> [Task]
Transcribe exactly the lines from the one containing "What Altair code" through the one containing "return v - OFF", both included, and leave out any pictures.

> [Data rows]
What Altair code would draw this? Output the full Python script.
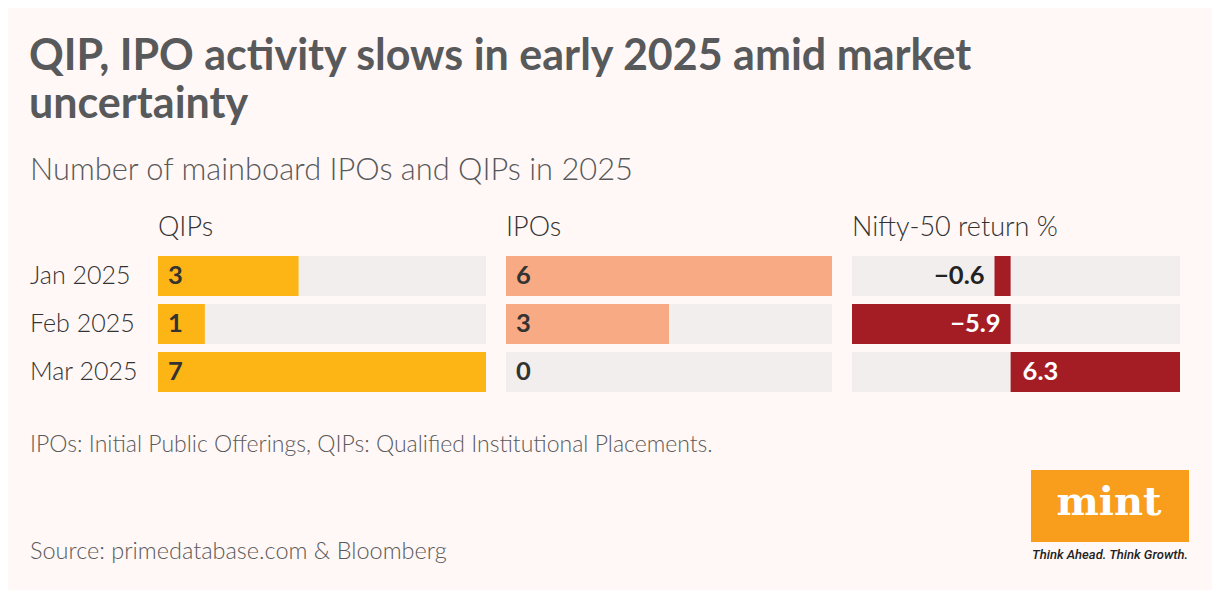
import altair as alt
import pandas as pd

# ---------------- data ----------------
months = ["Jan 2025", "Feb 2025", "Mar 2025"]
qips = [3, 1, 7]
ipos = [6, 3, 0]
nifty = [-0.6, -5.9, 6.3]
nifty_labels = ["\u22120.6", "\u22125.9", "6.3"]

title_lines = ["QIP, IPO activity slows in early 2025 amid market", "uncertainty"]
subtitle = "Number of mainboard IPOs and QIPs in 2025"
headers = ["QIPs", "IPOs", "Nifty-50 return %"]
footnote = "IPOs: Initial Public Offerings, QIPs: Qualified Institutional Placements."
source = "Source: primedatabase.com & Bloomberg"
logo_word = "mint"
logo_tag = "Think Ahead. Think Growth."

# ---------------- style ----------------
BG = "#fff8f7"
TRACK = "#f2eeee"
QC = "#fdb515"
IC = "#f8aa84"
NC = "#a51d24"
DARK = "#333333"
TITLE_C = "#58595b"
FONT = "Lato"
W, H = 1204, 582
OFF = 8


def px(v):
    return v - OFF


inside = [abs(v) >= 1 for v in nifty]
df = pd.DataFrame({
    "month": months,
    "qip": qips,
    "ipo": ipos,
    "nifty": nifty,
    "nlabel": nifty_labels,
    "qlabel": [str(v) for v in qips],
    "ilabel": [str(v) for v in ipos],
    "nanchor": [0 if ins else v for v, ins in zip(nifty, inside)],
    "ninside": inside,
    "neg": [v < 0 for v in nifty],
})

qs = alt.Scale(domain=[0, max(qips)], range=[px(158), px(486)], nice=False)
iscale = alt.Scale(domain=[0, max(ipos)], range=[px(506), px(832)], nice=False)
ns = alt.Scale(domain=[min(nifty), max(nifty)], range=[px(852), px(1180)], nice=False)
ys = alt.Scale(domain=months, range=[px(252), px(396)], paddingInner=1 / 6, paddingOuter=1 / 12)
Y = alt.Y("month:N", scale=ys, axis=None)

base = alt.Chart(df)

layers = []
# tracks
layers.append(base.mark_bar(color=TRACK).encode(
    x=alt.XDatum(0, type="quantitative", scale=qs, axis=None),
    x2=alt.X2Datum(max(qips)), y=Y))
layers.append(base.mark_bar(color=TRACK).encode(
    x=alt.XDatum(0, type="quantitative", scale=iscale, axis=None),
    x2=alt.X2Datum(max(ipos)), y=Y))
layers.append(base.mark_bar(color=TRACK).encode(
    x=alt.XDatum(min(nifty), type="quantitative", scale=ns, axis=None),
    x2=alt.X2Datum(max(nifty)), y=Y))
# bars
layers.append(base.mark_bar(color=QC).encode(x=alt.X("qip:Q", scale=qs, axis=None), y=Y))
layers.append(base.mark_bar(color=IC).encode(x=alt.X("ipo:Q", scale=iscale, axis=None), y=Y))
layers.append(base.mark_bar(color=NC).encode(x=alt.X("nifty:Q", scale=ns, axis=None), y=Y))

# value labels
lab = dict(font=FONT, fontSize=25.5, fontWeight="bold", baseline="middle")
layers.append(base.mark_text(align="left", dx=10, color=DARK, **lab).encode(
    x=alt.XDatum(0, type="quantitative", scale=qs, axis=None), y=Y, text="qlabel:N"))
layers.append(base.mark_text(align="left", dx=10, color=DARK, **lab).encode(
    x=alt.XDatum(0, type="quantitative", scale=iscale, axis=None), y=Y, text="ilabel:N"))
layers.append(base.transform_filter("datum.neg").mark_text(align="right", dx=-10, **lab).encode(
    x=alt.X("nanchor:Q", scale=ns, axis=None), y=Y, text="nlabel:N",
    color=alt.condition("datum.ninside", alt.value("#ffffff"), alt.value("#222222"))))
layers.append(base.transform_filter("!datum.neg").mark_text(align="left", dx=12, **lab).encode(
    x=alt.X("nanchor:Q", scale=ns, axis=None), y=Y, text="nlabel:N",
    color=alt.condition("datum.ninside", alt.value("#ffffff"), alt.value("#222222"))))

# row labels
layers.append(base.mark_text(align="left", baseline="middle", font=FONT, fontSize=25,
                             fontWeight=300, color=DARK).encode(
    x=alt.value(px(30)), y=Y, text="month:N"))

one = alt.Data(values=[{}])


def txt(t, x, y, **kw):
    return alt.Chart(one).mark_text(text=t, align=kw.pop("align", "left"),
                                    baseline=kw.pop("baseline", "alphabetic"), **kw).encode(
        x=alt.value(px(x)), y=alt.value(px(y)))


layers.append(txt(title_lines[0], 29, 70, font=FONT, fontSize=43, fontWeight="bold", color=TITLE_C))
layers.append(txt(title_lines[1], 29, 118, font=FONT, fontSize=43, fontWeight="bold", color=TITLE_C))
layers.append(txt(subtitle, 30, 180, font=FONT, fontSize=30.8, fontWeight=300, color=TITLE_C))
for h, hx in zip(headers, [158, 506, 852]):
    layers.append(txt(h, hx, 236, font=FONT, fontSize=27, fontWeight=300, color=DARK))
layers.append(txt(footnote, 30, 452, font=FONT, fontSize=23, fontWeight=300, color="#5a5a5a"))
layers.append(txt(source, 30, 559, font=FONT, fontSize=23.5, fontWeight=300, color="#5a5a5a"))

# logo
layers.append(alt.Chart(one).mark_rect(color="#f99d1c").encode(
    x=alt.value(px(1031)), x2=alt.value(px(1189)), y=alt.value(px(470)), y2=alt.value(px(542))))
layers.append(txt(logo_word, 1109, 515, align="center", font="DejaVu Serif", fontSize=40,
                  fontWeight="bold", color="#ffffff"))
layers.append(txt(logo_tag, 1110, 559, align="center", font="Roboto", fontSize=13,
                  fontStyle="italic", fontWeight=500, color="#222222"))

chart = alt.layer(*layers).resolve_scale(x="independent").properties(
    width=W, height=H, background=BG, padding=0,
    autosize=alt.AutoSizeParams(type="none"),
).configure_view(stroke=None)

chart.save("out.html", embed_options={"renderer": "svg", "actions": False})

* * *

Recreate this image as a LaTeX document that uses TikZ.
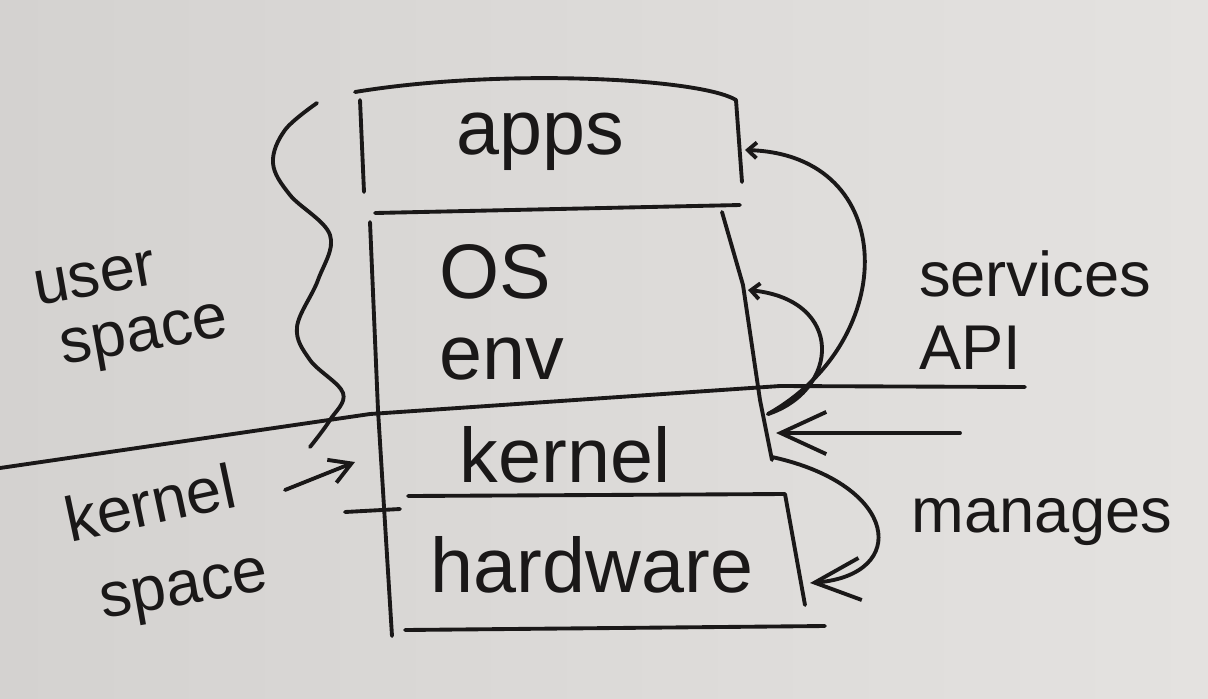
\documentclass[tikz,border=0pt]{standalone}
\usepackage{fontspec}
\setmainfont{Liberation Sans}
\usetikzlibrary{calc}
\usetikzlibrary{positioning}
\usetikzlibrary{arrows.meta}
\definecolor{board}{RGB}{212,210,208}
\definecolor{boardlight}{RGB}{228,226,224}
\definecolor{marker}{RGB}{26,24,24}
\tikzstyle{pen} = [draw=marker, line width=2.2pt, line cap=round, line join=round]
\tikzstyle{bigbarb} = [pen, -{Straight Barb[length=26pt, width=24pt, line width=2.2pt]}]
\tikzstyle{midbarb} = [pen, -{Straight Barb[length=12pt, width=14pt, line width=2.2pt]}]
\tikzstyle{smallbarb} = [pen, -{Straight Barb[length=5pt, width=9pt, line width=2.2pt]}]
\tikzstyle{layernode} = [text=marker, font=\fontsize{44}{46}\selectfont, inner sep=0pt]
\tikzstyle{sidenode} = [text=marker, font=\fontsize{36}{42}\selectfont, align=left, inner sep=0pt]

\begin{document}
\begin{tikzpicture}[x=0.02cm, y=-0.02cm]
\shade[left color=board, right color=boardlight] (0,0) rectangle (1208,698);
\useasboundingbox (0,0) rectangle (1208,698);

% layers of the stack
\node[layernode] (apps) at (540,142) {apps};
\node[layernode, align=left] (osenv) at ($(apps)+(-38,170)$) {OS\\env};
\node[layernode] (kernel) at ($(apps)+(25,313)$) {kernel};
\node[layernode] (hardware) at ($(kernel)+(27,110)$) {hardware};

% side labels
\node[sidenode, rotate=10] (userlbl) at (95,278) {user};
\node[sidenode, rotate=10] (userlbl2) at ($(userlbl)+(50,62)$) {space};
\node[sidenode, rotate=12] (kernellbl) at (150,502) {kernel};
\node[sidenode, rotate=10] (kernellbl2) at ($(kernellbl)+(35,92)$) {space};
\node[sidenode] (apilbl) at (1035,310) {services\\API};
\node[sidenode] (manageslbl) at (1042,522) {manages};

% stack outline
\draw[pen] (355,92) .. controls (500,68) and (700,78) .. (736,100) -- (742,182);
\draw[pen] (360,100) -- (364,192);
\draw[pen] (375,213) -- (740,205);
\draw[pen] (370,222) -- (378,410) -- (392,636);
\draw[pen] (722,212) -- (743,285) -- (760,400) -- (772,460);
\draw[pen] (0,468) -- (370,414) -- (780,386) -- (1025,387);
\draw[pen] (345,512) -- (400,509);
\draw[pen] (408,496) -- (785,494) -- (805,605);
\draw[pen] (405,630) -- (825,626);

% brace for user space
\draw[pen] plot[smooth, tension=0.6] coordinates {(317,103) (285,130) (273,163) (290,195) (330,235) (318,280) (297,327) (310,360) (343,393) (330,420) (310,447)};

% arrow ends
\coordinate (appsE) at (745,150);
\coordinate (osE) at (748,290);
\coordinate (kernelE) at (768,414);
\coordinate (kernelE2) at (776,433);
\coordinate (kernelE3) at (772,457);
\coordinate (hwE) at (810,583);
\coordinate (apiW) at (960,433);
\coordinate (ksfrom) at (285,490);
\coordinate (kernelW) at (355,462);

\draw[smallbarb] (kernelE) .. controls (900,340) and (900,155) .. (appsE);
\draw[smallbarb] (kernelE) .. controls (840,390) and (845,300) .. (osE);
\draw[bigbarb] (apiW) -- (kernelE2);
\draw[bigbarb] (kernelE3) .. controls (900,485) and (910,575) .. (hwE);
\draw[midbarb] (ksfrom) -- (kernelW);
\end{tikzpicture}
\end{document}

==

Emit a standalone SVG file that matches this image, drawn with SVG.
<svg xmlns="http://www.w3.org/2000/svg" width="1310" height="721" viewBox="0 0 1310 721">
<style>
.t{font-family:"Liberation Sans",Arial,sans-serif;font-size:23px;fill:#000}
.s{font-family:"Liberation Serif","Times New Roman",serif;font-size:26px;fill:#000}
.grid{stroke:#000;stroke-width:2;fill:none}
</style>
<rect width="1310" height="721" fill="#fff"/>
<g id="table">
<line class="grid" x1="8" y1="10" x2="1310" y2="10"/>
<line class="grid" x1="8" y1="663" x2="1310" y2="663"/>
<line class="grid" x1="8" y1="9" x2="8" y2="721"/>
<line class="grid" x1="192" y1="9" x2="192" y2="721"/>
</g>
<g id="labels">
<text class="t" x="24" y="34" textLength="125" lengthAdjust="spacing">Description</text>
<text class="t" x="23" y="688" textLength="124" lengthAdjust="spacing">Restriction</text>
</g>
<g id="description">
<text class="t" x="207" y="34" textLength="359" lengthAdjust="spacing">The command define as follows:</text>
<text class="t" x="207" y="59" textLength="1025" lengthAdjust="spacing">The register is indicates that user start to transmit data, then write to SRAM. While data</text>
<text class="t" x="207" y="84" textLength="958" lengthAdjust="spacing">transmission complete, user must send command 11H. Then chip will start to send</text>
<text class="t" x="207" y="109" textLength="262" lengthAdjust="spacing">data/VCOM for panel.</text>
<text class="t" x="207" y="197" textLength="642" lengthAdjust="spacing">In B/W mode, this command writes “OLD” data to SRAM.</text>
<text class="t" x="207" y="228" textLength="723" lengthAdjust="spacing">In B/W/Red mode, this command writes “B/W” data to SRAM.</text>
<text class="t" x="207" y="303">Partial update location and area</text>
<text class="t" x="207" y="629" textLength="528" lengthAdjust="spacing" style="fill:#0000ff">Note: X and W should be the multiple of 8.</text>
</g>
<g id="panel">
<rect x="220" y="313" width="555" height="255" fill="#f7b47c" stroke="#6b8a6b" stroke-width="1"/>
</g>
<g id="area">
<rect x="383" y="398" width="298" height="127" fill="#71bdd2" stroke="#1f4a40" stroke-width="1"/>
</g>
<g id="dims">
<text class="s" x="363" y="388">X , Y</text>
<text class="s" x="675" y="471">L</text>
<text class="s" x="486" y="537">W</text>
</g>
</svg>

> [Result of this exercise]
What Altair code would draw this? Output the full Python script.
import altair as alt
import pandas as pd

# ---------------- data ----------------
months = ["Jan 2025", "Feb 2025", "Mar 2025"]
qips = [3, 1, 7]
ipos = [6, 3, 0]
nifty = [-0.6, -5.9, 6.3]
nifty_labels = ["\u22120.6", "\u22125.9", "6.3"]

title_lines = ["QIP, IPO activity slows in early 2025 amid market", "uncertainty"]
subtitle = "Number of mainboard IPOs and QIPs in 2025"
headers = ["QIPs", "IPOs", "Nifty-50 return %"]
footnote = "IPOs: Initial Public Offerings, QIPs: Qualified Institutional Placements."
source = "Source: primedatabase.com & Bloomberg"
logo_word = "mint"
logo_tag = "Think Ahead. Think Growth."

# ---------------- style ----------------
BG = "#fff8f7"
TRACK = "#f2eeee"
QC = "#fdb515"
IC = "#f8aa84"
NC = "#a51d24"
DARK = "#333333"
TITLE_C = "#58595b"
FONT = "Lato"
W, H = 1204, 582
OFF = 8


def px(v):
    return v - OFF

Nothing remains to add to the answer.